The reports filed by Heisler place thousands of workers, students, socialists, and youth in the FBI computer bank. Hansen and Barnes promoted him to ever higher positions in the SWP so that he could improve the quality of intelligence he was providing to the FBI. He was nominated to run for public office as an SWP candidate in 1974, and in 1975, was selected to testify before a Congressional committee on violations of constitutional rights by the CIA! No member of the SWP was as close to Heisler as Jack Barnes. When Heisler decided, for reasons which have still to be established, to publicly admit his FBI role, he sent a letter to the SWP addressed to “Dear Jack.” That salutation from an FBI agent to the leader of the SWP best expresses the real relations between the state and Hansen's successors.

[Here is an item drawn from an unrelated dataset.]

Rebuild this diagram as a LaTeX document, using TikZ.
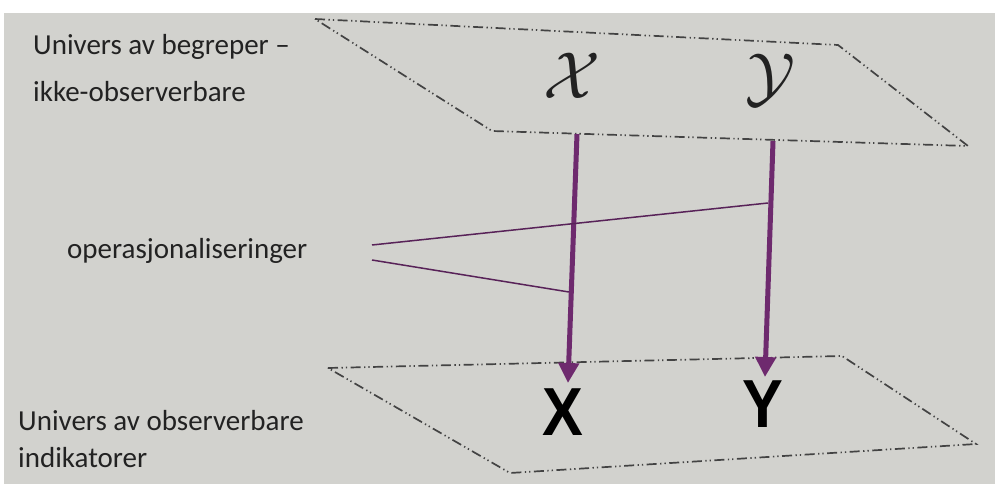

It is to complete their destruction that the International Committee begins with this volume the publication of all the documents of Security and the Fourth International. In these volumes, the International Committee is publishing the documents of this struggle as they originally appeared. They comprise the record of revolutionary conflict. The ever deeper penetration by the International Committee into the workings of the counterrevolutionary network led by Hansen, every new exposure and insight into the activities and methods of the agents, is a product of struggle. The revolutionary struggle embodied in the writings of Security and the Fourth International has already claimed martyrs from among the cadres of the International Committee: Comrade Tom Henehan of the Workers League, assassinated by Hansen’s hitmen on October 16, 1977, and Comrade R. Piyadasa of the Sri Lankan Revolutionary Communist League, murdered on July 17, 1979.
The forces now being brought forward by the World Revolution into the ranks of the International Committee will find in these volumes mighty weapons for their revolutionary education.